• What is being asked:
Return the listing below unchanged, minus its pictures.

— start of Source material —

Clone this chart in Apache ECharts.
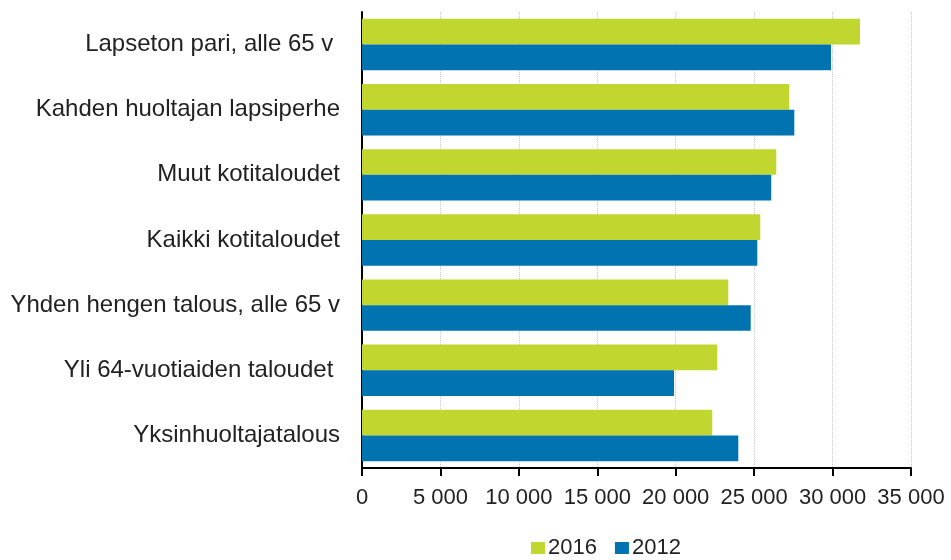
<!DOCTYPE html>
<html>
<head>
<meta charset="utf-8">
<script src="https://cdn.jsdelivr.net/npm/echarts@6/dist/echarts.min.js"></script>
<style>
  html, body { margin: 0; padding: 0; background: #fff; }
  #chart { width: 951px; height: 560px; }
</style>
</head>
<body>
<div id="chart"></div>
<script>
// kategoriat ylhäältä alas
const categories = [
  'Lapseton pari, alle 65 v ',
  'Kahden huoltajan lapsiperhe',
  'Muut kotitaloudet',
  'Kaikki kotitaloudet',
  'Yhden hengen talous, alle 65 v',
  'Yli 64-vuotiaiden taloudet ',
  'Yksinhuoltajatalous'
];
const values2016 = [31750, 27240, 26410, 25390, 23350, 22650, 22330];
const values2012 = [29900, 27560, 26090, 25200, 24780, 19890, 23990];

const chart = echarts.init(document.getElementById('chart'));

const option = {
  animation: false,
  textStyle: { fontFamily: 'Liberation Sans, Arial, sans-serif' },
  legend: {
    left: 531,
    top: 537,
    padding: 0,
    itemWidth: 14,
    itemHeight: 12,
    itemGap: 18,
    icon: 'rect',
    textStyle: { fontSize: 22, color: '#222', padding: [0, 0, 0, -2] },
    data: ['2016', '2012']
  },
  grid: {
    left: 362,
    right: 40,
    top: 12,
    bottom: 92
  },
  xAxis: {
    type: 'value',
    min: 0,
    max: 35000,
    interval: 5000,
    axisLine: { show: true, lineStyle: { color: '#000', width: 2 } },
    axisTick: { show: true, length: 8, lineStyle: { color: '#000', width: 2 } },
    axisLabel: {
      fontSize: 22,
      color: '#222',
      margin: 19,
      formatter: (v) => String(v).replace(/\B(?=(\d{3})+(?!\d))/g, ' ')
    },
    splitLine: { show: true, lineStyle: { color: '#c8c8c8', type: 'dotted', width: 1 } }
  },
  yAxis: {
    type: 'category',
    inverse: true,
    data: categories,
    axisLine: { show: true, lineStyle: { color: '#000', width: 2 } },
    axisTick: { show: false },
    axisLabel: { fontSize: 24, color: '#222', margin: 22 }
  },
  series: [
    {
      name: '2016',
      type: 'bar',
      data: values2016,
      barGap: '0%',
      barCategoryGap: '21%',
      itemStyle: { color: '#c1d72f' }
    },
    {
      name: '2012',
      type: 'bar',
      data: values2012,
      itemStyle: { color: '#0073b0' }
    }
  ]
};

chart.setOption(option);
</script>
</body>
</html>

— end of Source material —

• Result of this exercise:
Clone this chart in Apache ECharts.
<!DOCTYPE html>
<html>
<head>
<meta charset="utf-8">
<script src="https://cdn.jsdelivr.net/npm/echarts@6/dist/echarts.min.js"></script>
<style>
  html, body { margin: 0; padding: 0; background: #fff; }
  #chart { width: 951px; height: 560px; }
</style>
</head>
<body>
<div id="chart"></div>
<script>
// kategoriat ylhäältä alas
const categories = [
  'Lapseton pari, alle 65 v ',
  'Kahden huoltajan lapsiperhe',
  'Muut kotitaloudet',
  'Kaikki kotitaloudet',
  'Yhden hengen talous, alle 65 v',
  'Yli 64-vuotiaiden taloudet ',
  'Yksinhuoltajatalous'
];
const values2016 = [31750, 27240, 26410, 25390, 23350, 22650, 22330];
const values2012 = [29900, 27560, 26090, 25200, 24780, 19890, 23990];

const chart = echarts.init(document.getElementById('chart'));

const option = {
  animation: false,
  textStyle: { fontFamily: 'Liberation Sans, Arial, sans-serif' },
  legend: {
    left: 531,
    top: 537,
    padding: 0,
    itemWidth: 14,
    itemHeight: 12,
    itemGap: 18,
    icon: 'rect',
    textStyle: { fontSize: 22, color: '#222', padding: [0, 0, 0, -2] },
    data: ['2016', '2012']
  },
  grid: {
    left: 362,
    right: 40,
    top: 12,
    bottom: 92
  },
  xAxis: {
    type: 'value',
    min: 0,
    max: 35000,
    interval: 5000,
    axisLine: { show: true, lineStyle: { color: '#000', width: 2 } },
    axisTick: { show: true, length: 8, lineStyle: { color: '#000', width: 2 } },
    axisLabel: {
      fontSize: 22,
      color: '#222',
      margin: 19,
      formatter: (v) => String(v).replace(/\B(?=(\d{3})+(?!\d))/g, ' ')
    },
    splitLine: { show: true, lineStyle: { color: '#c8c8c8', type: 'dotted', width: 1 } }
  },
  yAxis: {
    type: 'category',
    inverse: true,
    data: categories,
    axisLine: { show: true, lineStyle: { color: '#000', width: 2 } },
    axisTick: { show: false },
    axisLabel: { fontSize: 24, color: '#222', margin: 22 }
  },
  series: [
    {
      name: '2016',
      type: 'bar',
      data: values2016,
      barGap: '0%',
      barCategoryGap: '21%',
      itemStyle: { color: '#c1d72f' }
    },
    {
      name: '2012',
      type: 'bar',
      data: values2012,
      itemStyle: { color: '#0073b0' }
    }
  ]
};

chart.setOption(option);
</script>
</body>
</html>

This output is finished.